[GIVEN INFORMATION]:
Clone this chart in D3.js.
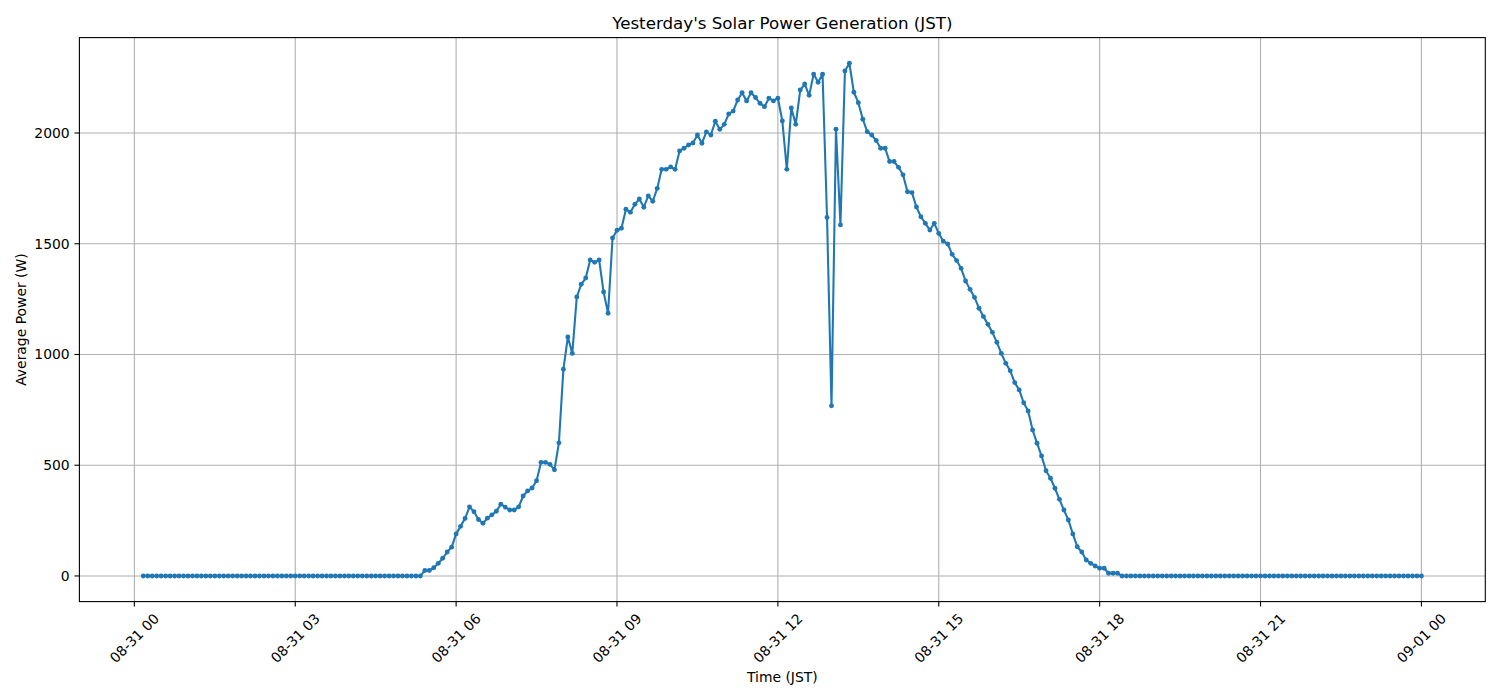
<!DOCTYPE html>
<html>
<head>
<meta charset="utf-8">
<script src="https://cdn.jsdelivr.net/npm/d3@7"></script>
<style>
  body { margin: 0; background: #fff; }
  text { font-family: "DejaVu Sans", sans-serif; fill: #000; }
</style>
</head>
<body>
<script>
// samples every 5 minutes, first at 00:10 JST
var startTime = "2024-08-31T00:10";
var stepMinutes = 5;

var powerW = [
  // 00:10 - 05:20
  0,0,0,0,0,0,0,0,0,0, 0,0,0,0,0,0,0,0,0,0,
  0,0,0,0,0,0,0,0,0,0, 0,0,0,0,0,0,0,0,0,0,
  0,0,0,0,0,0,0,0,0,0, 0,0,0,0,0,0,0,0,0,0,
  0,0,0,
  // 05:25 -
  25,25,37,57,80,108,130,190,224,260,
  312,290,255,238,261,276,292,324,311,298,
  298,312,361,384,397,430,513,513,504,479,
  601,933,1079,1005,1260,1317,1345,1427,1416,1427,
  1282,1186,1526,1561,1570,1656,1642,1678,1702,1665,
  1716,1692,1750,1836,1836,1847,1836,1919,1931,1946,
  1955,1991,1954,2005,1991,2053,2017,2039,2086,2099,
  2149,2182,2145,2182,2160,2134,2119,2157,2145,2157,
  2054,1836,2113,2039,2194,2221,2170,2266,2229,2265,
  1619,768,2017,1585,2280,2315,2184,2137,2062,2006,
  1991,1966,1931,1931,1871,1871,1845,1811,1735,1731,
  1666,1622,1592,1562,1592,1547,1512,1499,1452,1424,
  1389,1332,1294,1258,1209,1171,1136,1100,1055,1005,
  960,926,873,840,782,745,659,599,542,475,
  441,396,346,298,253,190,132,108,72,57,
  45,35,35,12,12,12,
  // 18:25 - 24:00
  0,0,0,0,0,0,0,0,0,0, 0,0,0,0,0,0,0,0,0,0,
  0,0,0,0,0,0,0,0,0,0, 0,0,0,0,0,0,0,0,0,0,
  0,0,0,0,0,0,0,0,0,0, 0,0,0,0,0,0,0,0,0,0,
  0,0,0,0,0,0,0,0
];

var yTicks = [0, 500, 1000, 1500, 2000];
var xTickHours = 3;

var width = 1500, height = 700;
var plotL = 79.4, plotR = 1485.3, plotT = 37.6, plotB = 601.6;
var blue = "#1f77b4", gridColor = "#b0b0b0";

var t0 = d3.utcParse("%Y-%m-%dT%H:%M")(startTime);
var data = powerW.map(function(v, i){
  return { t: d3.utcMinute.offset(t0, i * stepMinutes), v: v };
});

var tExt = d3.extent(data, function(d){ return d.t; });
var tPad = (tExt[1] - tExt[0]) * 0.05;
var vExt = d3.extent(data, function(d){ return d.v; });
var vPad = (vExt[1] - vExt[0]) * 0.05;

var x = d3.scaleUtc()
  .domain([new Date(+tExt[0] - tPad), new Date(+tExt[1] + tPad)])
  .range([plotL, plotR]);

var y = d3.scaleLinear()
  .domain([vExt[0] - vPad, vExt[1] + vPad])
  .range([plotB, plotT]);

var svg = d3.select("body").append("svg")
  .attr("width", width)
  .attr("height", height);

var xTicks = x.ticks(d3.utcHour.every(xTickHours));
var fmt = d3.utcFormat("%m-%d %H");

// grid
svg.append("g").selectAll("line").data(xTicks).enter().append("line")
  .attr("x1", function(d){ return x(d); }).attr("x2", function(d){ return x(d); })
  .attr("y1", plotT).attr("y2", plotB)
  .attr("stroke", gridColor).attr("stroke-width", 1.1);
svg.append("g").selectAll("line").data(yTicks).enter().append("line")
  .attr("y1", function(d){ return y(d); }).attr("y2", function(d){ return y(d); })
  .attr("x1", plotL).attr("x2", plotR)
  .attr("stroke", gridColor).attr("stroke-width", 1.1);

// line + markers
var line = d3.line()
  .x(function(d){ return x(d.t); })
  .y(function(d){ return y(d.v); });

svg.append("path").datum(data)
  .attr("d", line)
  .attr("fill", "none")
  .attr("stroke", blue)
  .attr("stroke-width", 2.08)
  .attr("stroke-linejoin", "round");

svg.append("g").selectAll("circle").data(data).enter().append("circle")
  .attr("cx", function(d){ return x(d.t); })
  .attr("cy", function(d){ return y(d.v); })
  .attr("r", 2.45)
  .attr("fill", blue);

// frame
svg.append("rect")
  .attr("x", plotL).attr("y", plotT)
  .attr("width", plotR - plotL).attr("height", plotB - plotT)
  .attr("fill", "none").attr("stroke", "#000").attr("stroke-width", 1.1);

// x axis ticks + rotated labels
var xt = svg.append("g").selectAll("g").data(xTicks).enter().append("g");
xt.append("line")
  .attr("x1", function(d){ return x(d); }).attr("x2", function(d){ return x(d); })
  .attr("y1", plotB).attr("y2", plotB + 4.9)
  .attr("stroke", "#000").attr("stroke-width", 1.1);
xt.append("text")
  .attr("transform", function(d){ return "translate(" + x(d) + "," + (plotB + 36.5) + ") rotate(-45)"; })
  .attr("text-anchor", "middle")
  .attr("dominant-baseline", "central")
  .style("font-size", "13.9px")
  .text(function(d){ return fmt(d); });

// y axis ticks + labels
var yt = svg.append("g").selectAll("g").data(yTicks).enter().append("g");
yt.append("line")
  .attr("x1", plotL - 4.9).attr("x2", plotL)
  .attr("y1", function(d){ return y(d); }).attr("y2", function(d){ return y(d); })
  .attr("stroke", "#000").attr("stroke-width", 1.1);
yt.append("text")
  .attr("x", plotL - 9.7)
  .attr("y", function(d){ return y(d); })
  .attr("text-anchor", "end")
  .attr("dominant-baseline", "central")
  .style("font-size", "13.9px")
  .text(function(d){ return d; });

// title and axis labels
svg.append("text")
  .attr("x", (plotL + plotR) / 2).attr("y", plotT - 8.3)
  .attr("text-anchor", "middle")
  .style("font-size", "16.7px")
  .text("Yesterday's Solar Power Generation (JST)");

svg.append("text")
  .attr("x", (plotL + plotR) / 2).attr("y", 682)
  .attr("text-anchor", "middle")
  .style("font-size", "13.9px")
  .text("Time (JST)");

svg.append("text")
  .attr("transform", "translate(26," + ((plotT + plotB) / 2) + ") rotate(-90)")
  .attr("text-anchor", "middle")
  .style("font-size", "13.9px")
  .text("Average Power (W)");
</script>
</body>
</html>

[STATED EXERCISE]:
Transcribe the material exactly, leaving every picture out.

[FINISHED EXERCISE]:
Clone this chart in D3.js.
<!DOCTYPE html>
<html>
<head>
<meta charset="utf-8">
<script src="https://cdn.jsdelivr.net/npm/d3@7"></script>
<style>
  body { margin: 0; background: #fff; }
  text { font-family: "DejaVu Sans", sans-serif; fill: #000; }
</style>
</head>
<body>
<script>
// samples every 5 minutes, first at 00:10 JST
var startTime = "2024-08-31T00:10";
var stepMinutes = 5;

var powerW = [
  // 00:10 - 05:20
  0,0,0,0,0,0,0,0,0,0, 0,0,0,0,0,0,0,0,0,0,
  0,0,0,0,0,0,0,0,0,0, 0,0,0,0,0,0,0,0,0,0,
  0,0,0,0,0,0,0,0,0,0, 0,0,0,0,0,0,0,0,0,0,
  0,0,0,
  // 05:25 -
  25,25,37,57,80,108,130,190,224,260,
  312,290,255,238,261,276,292,324,311,298,
  298,312,361,384,397,430,513,513,504,479,
  601,933,1079,1005,1260,1317,1345,1427,1416,1427,
  1282,1186,1526,1561,1570,1656,1642,1678,1702,1665,
  1716,1692,1750,1836,1836,1847,1836,1919,1931,1946,
  1955,1991,1954,2005,1991,2053,2017,2039,2086,2099,
  2149,2182,2145,2182,2160,2134,2119,2157,2145,2157,
  2054,1836,2113,2039,2194,2221,2170,2266,2229,2265,
  1619,768,2017,1585,2280,2315,2184,2137,2062,2006,
  1991,1966,1931,1931,1871,1871,1845,1811,1735,1731,
  1666,1622,1592,1562,1592,1547,1512,1499,1452,1424,
  1389,1332,1294,1258,1209,1171,1136,1100,1055,1005,
  960,926,873,840,782,745,659,599,542,475,
  441,396,346,298,253,190,132,108,72,57,
  45,35,35,12,12,12,
  // 18:25 - 24:00
  0,0,0,0,0,0,0,0,0,0, 0,0,0,0,0,0,0,0,0,0,
  0,0,0,0,0,0,0,0,0,0, 0,0,0,0,0,0,0,0,0,0,
  0,0,0,0,0,0,0,0,0,0, 0,0,0,0,0,0,0,0,0,0,
  0,0,0,0,0,0,0,0
];

var yTicks = [0, 500, 1000, 1500, 2000];
var xTickHours = 3;

var width = 1500, height = 700;
var plotL = 79.4, plotR = 1485.3, plotT = 37.6, plotB = 601.6;
var blue = "#1f77b4", gridColor = "#b0b0b0";

var t0 = d3.utcParse("%Y-%m-%dT%H:%M")(startTime);
var data = powerW.map(function(v, i){
  return { t: d3.utcMinute.offset(t0, i * stepMinutes), v: v };
});

var tExt = d3.extent(data, function(d){ return d.t; });
var tPad = (tExt[1] - tExt[0]) * 0.05;
var vExt = d3.extent(data, function(d){ return d.v; });
var vPad = (vExt[1] - vExt[0]) * 0.05;

var x = d3.scaleUtc()
  .domain([new Date(+tExt[0] - tPad), new Date(+tExt[1] + tPad)])
  .range([plotL, plotR]);

var y = d3.scaleLinear()
  .domain([vExt[0] - vPad, vExt[1] + vPad])
  .range([plotB, plotT]);

var svg = d3.select("body").append("svg")
  .attr("width", width)
  .attr("height", height);

var xTicks = x.ticks(d3.utcHour.every(xTickHours));
var fmt = d3.utcFormat("%m-%d %H");

// grid
svg.append("g").selectAll("line").data(xTicks).enter().append("line")
  .attr("x1", function(d){ return x(d); }).attr("x2", function(d){ return x(d); })
  .attr("y1", plotT).attr("y2", plotB)
  .attr("stroke", gridColor).attr("stroke-width", 1.1);
svg.append("g").selectAll("line").data(yTicks).enter().append("line")
  .attr("y1", function(d){ return y(d); }).attr("y2", function(d){ return y(d); })
  .attr("x1", plotL).attr("x2", plotR)
  .attr("stroke", gridColor).attr("stroke-width", 1.1);

// line + markers
var line = d3.line()
  .x(function(d){ return x(d.t); })
  .y(function(d){ return y(d.v); });

svg.append("path").datum(data)
  .attr("d", line)
  .attr("fill", "none")
  .attr("stroke", blue)
  .attr("stroke-width", 2.08)
  .attr("stroke-linejoin", "round");

svg.append("g").selectAll("circle").data(data).enter().append("circle")
  .attr("cx", function(d){ return x(d.t); })
  .attr("cy", function(d){ return y(d.v); })
  .attr("r", 2.45)
  .attr("fill", blue);

// frame
svg.append("rect")
  .attr("x", plotL).attr("y", plotT)
  .attr("width", plotR - plotL).attr("height", plotB - plotT)
  .attr("fill", "none").attr("stroke", "#000").attr("stroke-width", 1.1);

// x axis ticks + rotated labels
var xt = svg.append("g").selectAll("g").data(xTicks).enter().append("g");
xt.append("line")
  .attr("x1", function(d){ return x(d); }).attr("x2", function(d){ return x(d); })
  .attr("y1", plotB).attr("y2", plotB + 4.9)
  .attr("stroke", "#000").attr("stroke-width", 1.1);
xt.append("text")
  .attr("transform", function(d){ return "translate(" + x(d) + "," + (plotB + 36.5) + ") rotate(-45)"; })
  .attr("text-anchor", "middle")
  .attr("dominant-baseline", "central")
  .style("font-size", "13.9px")
  .text(function(d){ return fmt(d); });

// y axis ticks + labels
var yt = svg.append("g").selectAll("g").data(yTicks).enter().append("g");
yt.append("line")
  .attr("x1", plotL - 4.9).attr("x2", plotL)
  .attr("y1", function(d){ return y(d); }).attr("y2", function(d){ return y(d); })
  .attr("stroke", "#000").attr("stroke-width", 1.1);
yt.append("text")
  .attr("x", plotL - 9.7)
  .attr("y", function(d){ return y(d); })
  .attr("text-anchor", "end")
  .attr("dominant-baseline", "central")
  .style("font-size", "13.9px")
  .text(function(d){ return d; });

// title and axis labels
svg.append("text")
  .attr("x", (plotL + plotR) / 2).attr("y", plotT - 8.3)
  .attr("text-anchor", "middle")
  .style("font-size", "16.7px")
  .text("Yesterday's Solar Power Generation (JST)");

svg.append("text")
  .attr("x", (plotL + plotR) / 2).attr("y", 682)
  .attr("text-anchor", "middle")
  .style("font-size", "13.9px")
  .text("Time (JST)");

svg.append("text")
  .attr("transform", "translate(26," + ((plotT + plotB) / 2) + ") rotate(-90)")
  .attr("text-anchor", "middle")
  .style("font-size", "13.9px")
  .text("Average Power (W)");
</script>
</body>
</html>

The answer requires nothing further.